* **Required task**:
Skip the pictures. Transcribe the rest of the data below without changing a word.

□ □ □ □ □

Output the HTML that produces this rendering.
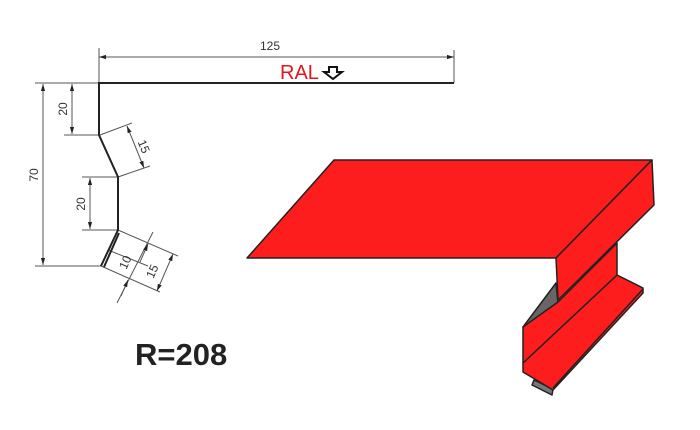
<!DOCTYPE html>
<html><head><style>body{margin:0;background:#fff}svg{display:block}</style></head><body>
<svg width="700" height="430" viewBox="0 0 700 430" xmlns="http://www.w3.org/2000/svg" font-family="Liberation Sans, sans-serif">
<defs><marker id="a" viewBox="0 0 10 10" refX="10" refY="5" markerWidth="7" markerHeight="7" orient="auto-start-reverse"><path d="M0,2 L10,5 L0,8z" fill="#222"/></marker></defs>
<g stroke="#555" stroke-width="1" fill="none">
<line x1="99" y1="48" x2="99" y2="83"/><line x1="454" y1="50" x2="454" y2="83"/>
<line x1="99" y1="57" x2="454" y2="57" marker-start="url(#a)" marker-end="url(#a)"/>
<line x1="35" y1="83" x2="99" y2="83"/><line x1="35" y1="266" x2="101" y2="266"/>
<line x1="43" y1="84" x2="43" y2="265" marker-start="url(#a)" marker-end="url(#a)"/>
<line x1="64" y1="135" x2="99" y2="135"/>
<line x1="72" y1="84" x2="72" y2="134" marker-start="url(#a)" marker-end="url(#a)"/>
<line x1="82" y1="177" x2="118" y2="177"/><line x1="82" y1="230" x2="118" y2="230"/>
<line x1="90" y1="178" x2="90" y2="229" marker-start="url(#a)" marker-end="url(#a)"/>
<line x1="100" y1="135" x2="132" y2="123"/><line x1="118" y1="177" x2="150" y2="166"/>
<line x1="127" y1="126" x2="144" y2="168" marker-start="url(#a)" marker-end="url(#a)"/>
<line x1="118" y1="230" x2="178" y2="256"/><line x1="101" y1="266" x2="160" y2="292"/>
<line x1="108" y1="250" x2="148" y2="266"/>
<line x1="153" y1="232" x2="117" y2="303"/>
<line x1="148" y1="244" x2="140" y2="262" marker-start="url(#a)"/><line x1="128" y1="280" x2="121" y2="296" marker-start="url(#a)"/>
<line x1="173" y1="254" x2="157" y2="291" marker-start="url(#a)" marker-end="url(#a)"/>
</g>
<polyline points="454,83 99,83 99,135 118,177 118,230 101,266" fill="none" stroke="#222" stroke-width="2"/>
<line x1="104" y1="267" x2="119" y2="233" stroke="#222" stroke-width="2"/>
<g fill="#333" font-size="12">
<text x="270" y="50" text-anchor="middle">125</text>
<text transform="translate(38,175) rotate(-90)" text-anchor="middle">70</text>
<text transform="translate(67,109) rotate(-90)" text-anchor="middle">20</text>
<text transform="translate(85,204) rotate(-90)" text-anchor="middle">20</text>
<text transform="translate(140,148) rotate(68)" text-anchor="middle">15</text>
<text transform="translate(129,264) rotate(-66)" text-anchor="middle">10</text>
<text transform="translate(156,273) rotate(-66)" text-anchor="middle">15</text>
</g>
<text x="280" y="79" font-size="20" fill="#e8141c">RAL</text>
<path d="M329,67 h8 v5 h5 l-9,7 l-9,-7 h5z" fill="none" stroke="#111" stroke-width="2"/>
<text x="135" y="365" font-size="31" font-weight="bold" fill="#222">R=208</text>
<g stroke="#222" stroke-width="1.5" stroke-linejoin="round">
<polygon points="556,283 523,327 558,303" fill="#666"/>
<polygon points="532,385 552,395 553,389 534,380" fill="#777"/>
<polygon points="523,363 617,275 643,288 643,293 553,390 523,372" fill="#fe1d1d"/>
<line x1="553" y1="388" x2="643" y2="289"/>
<polygon points="523,327 558,302 617,243 617,275 523,363" fill="#fe1d1d"/>
<polygon points="334,160 652,160 556,258 247,258" fill="#fe1d1d"/>
<polygon points="556,258 652,160 654,205 558,300" fill="#fe1d1d"/>
</g>
</svg>
</body></html>
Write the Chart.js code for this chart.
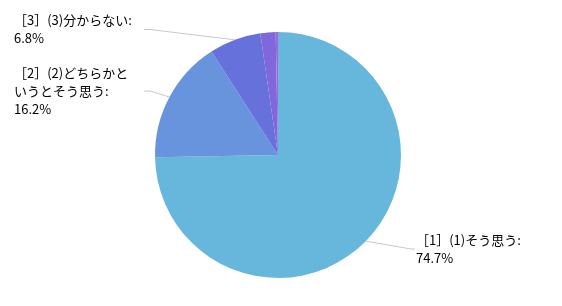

□ □ □ □ □

* **Output of the exercise**:
Output the HTML that produces this rendering.
<!DOCTYPE html>
<html><head><style>body{margin:0;background:#fff}svg{display:block}</style></head><body>
<svg width="700" height="430" viewBox="0 0 700 430" xmlns="http://www.w3.org/2000/svg" font-family="Liberation Sans, sans-serif">
<defs><marker id="a" viewBox="0 0 10 10" refX="10" refY="5" markerWidth="7" markerHeight="7" orient="auto-start-reverse"><path d="M0,2 L10,5 L0,8z" fill="#222"/></marker></defs>
<g stroke="#555" stroke-width="1" fill="none">
<line x1="99" y1="48" x2="99" y2="83"/><line x1="454" y1="50" x2="454" y2="83"/>
<line x1="99" y1="57" x2="454" y2="57" marker-start="url(#a)" marker-end="url(#a)"/>
<line x1="35" y1="83" x2="99" y2="83"/><line x1="35" y1="266" x2="101" y2="266"/>
<line x1="43" y1="84" x2="43" y2="265" marker-start="url(#a)" marker-end="url(#a)"/>
<line x1="64" y1="135" x2="99" y2="135"/>
<line x1="72" y1="84" x2="72" y2="134" marker-start="url(#a)" marker-end="url(#a)"/>
<line x1="82" y1="177" x2="118" y2="177"/><line x1="82" y1="230" x2="118" y2="230"/>
<line x1="90" y1="178" x2="90" y2="229" marker-start="url(#a)" marker-end="url(#a)"/>
<line x1="100" y1="135" x2="132" y2="123"/><line x1="118" y1="177" x2="150" y2="166"/>
<line x1="127" y1="126" x2="144" y2="168" marker-start="url(#a)" marker-end="url(#a)"/>
<line x1="118" y1="230" x2="178" y2="256"/><line x1="101" y1="266" x2="160" y2="292"/>
<line x1="108" y1="250" x2="148" y2="266"/>
<line x1="153" y1="232" x2="117" y2="303"/>
<line x1="148" y1="244" x2="140" y2="262" marker-start="url(#a)"/><line x1="128" y1="280" x2="121" y2="296" marker-start="url(#a)"/>
<line x1="173" y1="254" x2="157" y2="291" marker-start="url(#a)" marker-end="url(#a)"/>
</g>
<polyline points="454,83 99,83 99,135 118,177 118,230 101,266" fill="none" stroke="#222" stroke-width="2"/>
<line x1="104" y1="267" x2="119" y2="233" stroke="#222" stroke-width="2"/>
<g fill="#333" font-size="12">
<text x="270" y="50" text-anchor="middle">125</text>
<text transform="translate(38,175) rotate(-90)" text-anchor="middle">70</text>
<text transform="translate(67,109) rotate(-90)" text-anchor="middle">20</text>
<text transform="translate(85,204) rotate(-90)" text-anchor="middle">20</text>
<text transform="translate(140,148) rotate(68)" text-anchor="middle">15</text>
<text transform="translate(129,264) rotate(-66)" text-anchor="middle">10</text>
<text transform="translate(156,273) rotate(-66)" text-anchor="middle">15</text>
</g>
<text x="280" y="79" font-size="20" fill="#e8141c">RAL</text>
<path d="M329,67 h8 v5 h5 l-9,7 l-9,-7 h5z" fill="none" stroke="#111" stroke-width="2"/>
<text x="135" y="365" font-size="31" font-weight="bold" fill="#222">R=208</text>
<g stroke="#222" stroke-width="1.5" stroke-linejoin="round">
<polygon points="556,283 523,327 558,303" fill="#666"/>
<polygon points="532,385 552,395 553,389 534,380" fill="#777"/>
<polygon points="523,363 617,275 643,288 643,293 553,390 523,372" fill="#fe1d1d"/>
<line x1="553" y1="388" x2="643" y2="289"/>
<polygon points="523,327 558,302 617,243 617,275 523,363" fill="#fe1d1d"/>
<polygon points="334,160 652,160 556,258 247,258" fill="#fe1d1d"/>
<polygon points="556,258 652,160 654,205 558,300" fill="#fe1d1d"/>
</g>
</svg>
</body></html>
Write the Chart.js code for this chart.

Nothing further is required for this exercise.